When civilization couldn’t answer his questions, Dial turned to the wilderness, sneaking illegally into Corcovado with help from a poacher. He couldn’t help marveling at the jungle, even when every sour smell on the wind might come from his son’s corpse. “Sometime on the third day,” he wrote, “I could again see rainforest colors and delight in the flight of a basilisk across a stream or the primeval look of a motmot in bamboo.” But the joy of exploration, the power it still held on Dial, were fraught in more ways than one, and in “The Adventurer’s Son” he doesn’t shy away from that anguish. “I had not simply introduced him to international travel and the risks of wilderness adventure,” he reflected. “I had included him, again and again, to the point that a large part of our relationship … was built on experiences like his illegal bushwhack into Corcovado.”

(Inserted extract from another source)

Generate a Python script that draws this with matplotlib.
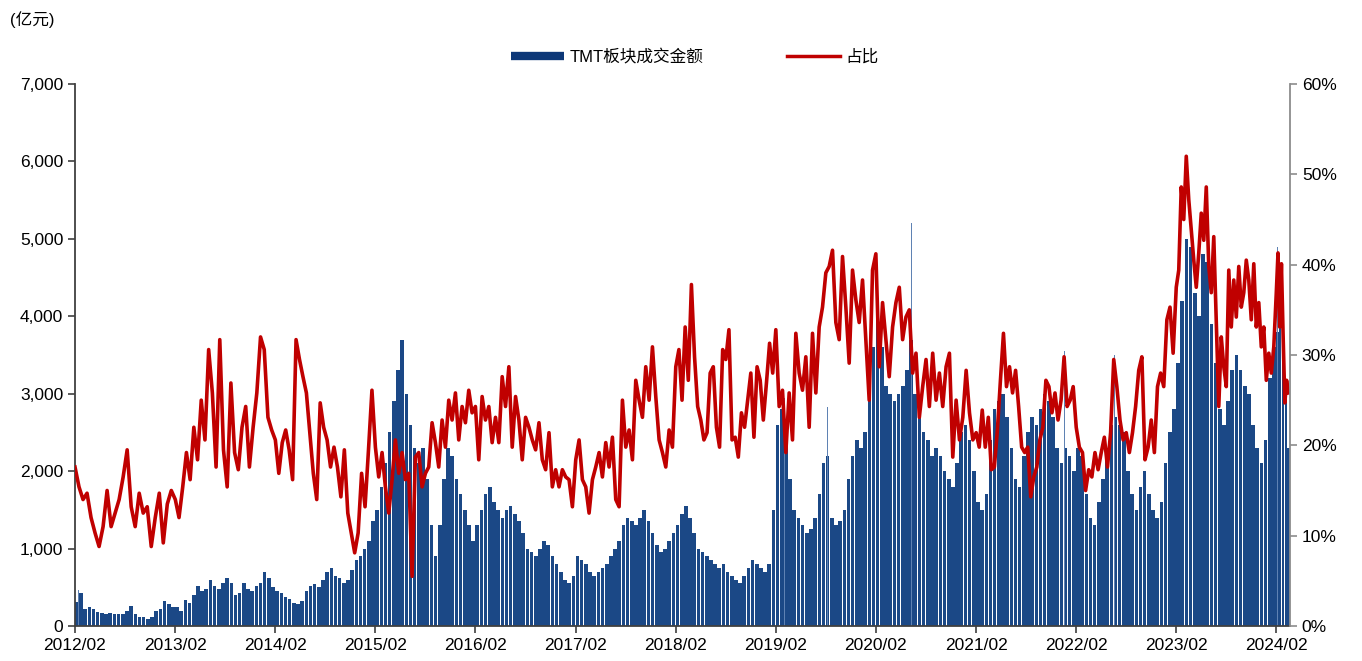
import numpy as np
import pandas as pd
import matplotlib
matplotlib.use('Agg')
import matplotlib.pyplot as plt
import matplotlib.dates as mdates
from matplotlib.lines import Line2D
from matplotlib.ticker import FuncFormatter

plt.rcParams['font.family'] = ['Liberation Sans', 'Noto Sans CJK SC']

# TMT turnover (100m CNY), roughly half-month envelope, per year Feb->Feb
amt_2012 = [310, 420, 220, 240, 220, 180, 170, 160, 170, 150, 160, 150, 190, 260, 150, 120, 110, 90, 110, 200, 220, 320, 280, 250]
amt_2013 = [250, 200, 330, 300, 400, 520, 450, 480, 600, 520, 480, 560, 620, 560, 400, 420, 560, 480, 450, 520, 560, 700, 620, 500]
amt_2014 = [450, 420, 380, 350, 300, 280, 320, 450, 520, 540, 500, 600, 700, 750, 640, 620, 560, 600, 720, 850, 900, 1000, 1100, 1350]
amt_2015 = [1500, 1800, 2100, 2500, 2900, 3300, 3700, 3000, 2600, 2300, 2100, 2300, 1900, 1300, 900, 1300, 1900, 2300, 2200, 1900, 1700, 1500, 1300, 1100]
amt_2016 = [1300, 1500, 1700, 1800, 1600, 1500, 1400, 1500, 1550, 1450, 1350, 1200, 1000, 950, 900, 1000, 1100, 1050, 900, 800, 700, 600, 550, 650]
amt_2017 = [900, 850, 800, 700, 650, 700, 750, 800, 900, 1000, 1100, 1300, 1400, 1350, 1300, 1400, 1500, 1350, 1200, 1050, 950, 1000, 1100, 1200]
amt_2018 = [1300, 1450, 1550, 1400, 1200, 1000, 950, 900, 850, 800, 750, 800, 700, 650, 600, 550, 650, 750, 850, 800, 750, 700, 800, 1500]
amt_2019 = [2600, 2800, 2400, 1900, 1500, 1400, 1300, 1200, 1250, 1400, 1700, 2100, 2200, 1400, 1300, 1350, 1500, 1900, 2200, 2400, 2300, 2500, 3000, 3600]
amt_2020 = [4200, 3600, 3100, 3000, 2900, 3000, 3100, 3300, 3700, 3000, 2700, 2500, 2400, 2200, 2300, 2200, 2000, 1900, 1800, 2100, 2500, 2600, 2400, 2000]
amt_2021 = [1600, 1500, 1700, 2400, 2800, 2900, 3000, 2700, 2300, 1900, 1800, 2200, 2500, 2700, 2600, 2800, 3000, 2900, 2700, 2300, 2100, 2300, 2200, 2000]
amt_2022 = [2300, 2200, 1700, 1400, 1300, 1600, 1900, 2300, 2600, 2700, 2600, 2500, 2000, 1700, 1500, 1800, 2000, 1700, 1500, 1400, 1600, 2100, 2500, 2800]
amt_2023 = [3400, 4200, 5000, 4900, 4300, 4000, 4800, 4700, 3900, 3400, 2800, 2600, 2900, 3300, 3500, 3300, 3100, 3000, 2600, 2300, 2100, 2400, 3200, 3600]
amt_2024 = [3800, 4000, 3600, 3000, 2300]

# single-day spikes
spike_dates = ['2012-02-15', '2015-05-20', '2019-03-05', '2019-08-08', '2020-02-05', '2020-06-10',
               '2021-06-30', '2021-12-20', '2022-06-20', '2023-03-08', '2024-02-05']
spike_values = [460, 4100, 2950, 2830, 5850, 5200, 4350, 3550, 3500, 6330, 4900]

# share of TMT in total turnover (%)
pct_2012 = [17.6, 15.4, 14.0, 14.7, 12.0, 10.3, 8.8, 11.0, 15.0, 11.0, 12.5, 14.0, 16.5, 19.5, 13.2, 11.0, 14.7, 12.5, 13.2, 8.8, 12.0, 14.7, 9.2, 13.5, 15.0]
pct_2013 = [14.0, 12.0, 15.4, 19.2, 16.2, 22.0, 18.4, 25.0, 20.6, 30.6, 25.8, 17.6, 31.7, 19.5, 15.4, 26.9, 19.2, 17.3, 22.0, 24.3, 17.6, 22.0, 25.8, 32.0, 30.6, 23.1, 21.7]
pct_2014 = [20.6, 16.9, 20.3, 21.7, 19.5, 16.2, 31.7, 29.5, 27.6, 25.8, 21.4, 16.9, 14.0, 24.7, 22.0, 20.6, 17.6, 19.8, 17.6, 14.3, 19.5, 12.5, 10.3, 8.1, 10.3, 16.9, 13.2, 19.5, 26.1]
pct_2015 = [19.8, 16.5, 19.2, 15.4, 12.5, 16.2, 20.6, 16.9, 19.2, 16.2, 16.9, 5.5, 18.7, 19.2, 15.4, 16.9, 17.6, 22.5, 20.3, 17.6, 22.8, 19.8, 25.0, 22.8, 25.8, 20.6, 24.3, 22.5, 26.1, 23.6]
pct_2016 = [24.3, 18.4, 25.4, 22.8, 24.3, 20.3, 23.1, 20.3, 27.6, 24.3, 28.7, 19.8, 25.4, 22.8, 18.4, 23.1, 22.0, 20.6, 19.5, 22.5, 18.4, 17.3, 21.4, 15.4, 17.3, 15.4, 17.3, 16.5, 16.2, 13.2]
pct_2017 = [18.4, 20.6, 16.2, 15.4, 12.5, 16.2, 17.6, 19.2, 16.5, 20.3, 17.6, 20.9, 14.0, 13.2, 25.0, 19.8, 21.7, 18.4, 27.2, 25.0, 23.1, 28.7, 25.0, 30.9, 25.4, 20.6, 19.2, 17.6, 21.7, 19.8]
pct_2018 = [28.7, 30.6, 25.0, 33.1, 27.2, 37.8, 29.8, 24.3, 22.8, 20.6, 21.4, 28.0, 28.7, 22.0, 19.8, 30.6, 29.5, 32.8, 20.6, 20.9, 18.7, 23.6, 22.0, 25.0, 28.0, 20.9, 28.7, 27.2, 22.8, 26.9, 31.3, 28.0]
pct_2019 = [32.8, 24.3, 26.1, 19.2, 25.8, 20.6, 32.4, 28.0, 26.1, 29.8, 22.0, 32.4, 25.8, 33.1, 35.3, 39.1, 39.8, 41.6, 33.6, 31.7, 40.9, 35.3, 29.1, 39.4, 36.1, 33.6, 38.3, 31.7, 25.0, 39.4]
pct_2020 = [41.2, 28.7, 35.8, 31.7, 27.6, 33.1, 35.8, 37.5, 31.7, 34.2, 35.0, 28.0, 30.2, 23.1, 26.5, 29.5, 24.3, 30.2, 25.0, 28.0, 24.3, 28.7, 30.2, 18.7, 25.0, 20.6, 23.1, 28.3, 23.6, 20.6]
pct_2021 = [21.4, 19.8, 23.9, 19.8, 23.1, 17.3, 17.6, 21.7, 27.2, 32.4, 26.5, 28.7, 25.8, 28.3, 24.3, 19.8, 19.2, 19.8, 14.3, 16.5, 17.6, 20.6, 22.0, 27.2, 26.5, 23.6, 25.8, 22.8, 25.0, 29.8, 24.3, 25.0, 26.5]
pct_2022 = [22.0, 19.8, 19.2, 15.0, 17.3, 16.5, 19.2, 17.3, 19.2, 20.9, 17.6, 21.4, 29.5, 26.5, 22.8, 20.6, 21.4, 19.2, 21.4, 24.3, 28.3, 29.8, 18.4, 19.8, 22.8, 19.2, 26.5, 28.0, 26.5, 33.9, 35.3, 30.2]
pct_2023 = [37.5, 39.4, 48.6, 45.0, 52.0, 47.2, 43.9, 40.5, 37.5, 41.3, 45.7, 42.7, 48.6, 39.8, 36.9, 43.1, 33.9, 24.3, 32.0, 28.7, 26.5, 39.4, 33.1, 38.3, 34.2, 39.8, 35.3, 36.9, 40.5, 38.3, 33.9, 40.1, 33.1, 35.8, 30.9, 33.1, 27.2, 30.2, 28.0, 30.9]
pct_2024 = [36.9, 41.3, 33.1, 40.1, 32.0, 24.7, 27.2, 25.8]

amt_by_year = [amt_2012, amt_2013, amt_2014, amt_2015, amt_2016, amt_2017, amt_2018,
               amt_2019, amt_2020, amt_2021, amt_2022, amt_2023, amt_2024]
pct_by_year = [pct_2012, pct_2013, pct_2014, pct_2015, pct_2016, pct_2017, pct_2018,
               pct_2019, pct_2020, pct_2021, pct_2022, pct_2023, pct_2024]
last_day = '2024-03-22'


def spread(year, n):
    start = mdates.date2num(pd.Timestamp(f'{year}-02-01'))
    stop = mdates.date2num(pd.Timestamp(last_day if year == 2024 else f'{year + 1}-02-01'))
    step = (stop - start) / n
    return start + step * np.arange(n), step


bar_x, bar_w, bar_h = [], [], []
line_x, line_y = [], []
for i, year in enumerate(range(2012, 2025)):
    xs, step = spread(year, len(amt_by_year[i]))
    bar_x += list(xs)
    bar_w += [step * 0.86] * len(xs)
    bar_h += amt_by_year[i]
    xs, step = spread(year, len(pct_by_year[i]))
    line_x += list(xs)
    line_y += pct_by_year[i]

navy = '#1b4886'
red = '#c00000'

fig = plt.figure(figsize=(13.62, 6.61), dpi=100)
ax = fig.add_axes([75 / 1362, 1 - 626 / 661, (1290 - 75) / 1362, (626 - 84) / 661])
ax.bar(bar_x, bar_h, width=bar_w, align='edge', color=navy, linewidth=0)
ax.bar(mdates.date2num(pd.to_datetime(spike_dates)), spike_values, width=2.5,
       align='center', color='#5f82b3', linewidth=0)

ax2 = ax.twinx()
ax2.plot(line_x, line_y, color=red, linewidth=2.6)

ax.set_xlim(mdates.date2num(pd.Timestamp('2012-02-01')), mdates.date2num(pd.Timestamp(last_day)))
ax.set_ylim(0, 7000)
ax2.set_ylim(0, 60)
ax.set_yticks(np.arange(0, 7001, 1000))
ax2.set_yticks(np.arange(0, 61, 10))
ax.yaxis.set_major_formatter(FuncFormatter(lambda v, p: f'{v:,.0f}'))
ax2.yaxis.set_major_formatter(FuncFormatter(lambda v, p: f'{v:.0f}%'))

ticks = [mdates.date2num(pd.Timestamp(f'{y}-02-01')) for y in range(2012, 2025)]
ax.set_xticks(ticks)
ax.set_xticklabels([f'{y}/02' for y in range(2012, 2025)])

for a in (ax, ax2):
    a.spines['top'].set_visible(False)
ax.spines['right'].set_visible(False)
ax2.spines['left'].set_visible(False)
ax2.spines['bottom'].set_visible(False)
ax.spines['left'].set_color('#404040')
ax.spines['bottom'].set_color('#404040')
ax2.spines['right'].set_color('#8c8c8c')
ax.spines['left'].set_linewidth(1.3)
ax.spines['bottom'].set_linewidth(1.3)
ax2.spines['right'].set_linewidth(1.3)
ax.tick_params(axis='both', direction='out', length=5, width=1.2, colors='#404040', labelsize=12.5, labelcolor='black')
ax2.tick_params(axis='y', direction='out', length=5, width=1.2, colors='#8c8c8c', labelsize=12.5, labelcolor='black')
ax.tick_params(axis='x', pad=4)

fig.text(10 / 1362, 1 - 20 / 661, '(亿元)', fontsize=12, va='center', ha='left')

handles = [Line2D([], [], color='#0d3878', linewidth=6, solid_capstyle='butt'),
           Line2D([], [], color=red, linewidth=2.5)]
fig.legend(handles, ['TMT板块成交金额', '占比'], loc='center', bbox_to_anchor=(0.51, 1 - 57 / 661),
           ncol=2, frameon=False, fontsize=12, handlelength=3.2, handletextpad=0.3, columnspacing=5.0)

fig.savefig('out.png', dpi=100)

After two years and repeat expeditions, Dial finally found the resolution he’d been searching for. “Would I have raised Roman the same way knowing that he would die on a path I led him along?” Dial asked. “The answer is obvious but the question unfair.” It both is and isn’t; the true question, maybe, is what that thrill and reverence, which are after all the core of adventure, are worth. Altogether the book is a complicated ethical read, and thus gripping and unnerving at once. Perhaps its truest title would be “The Adventurer’s Father.” This is what it means to raise a child, to introduce that child to the world, and to bet his life — and his joy — on the odds.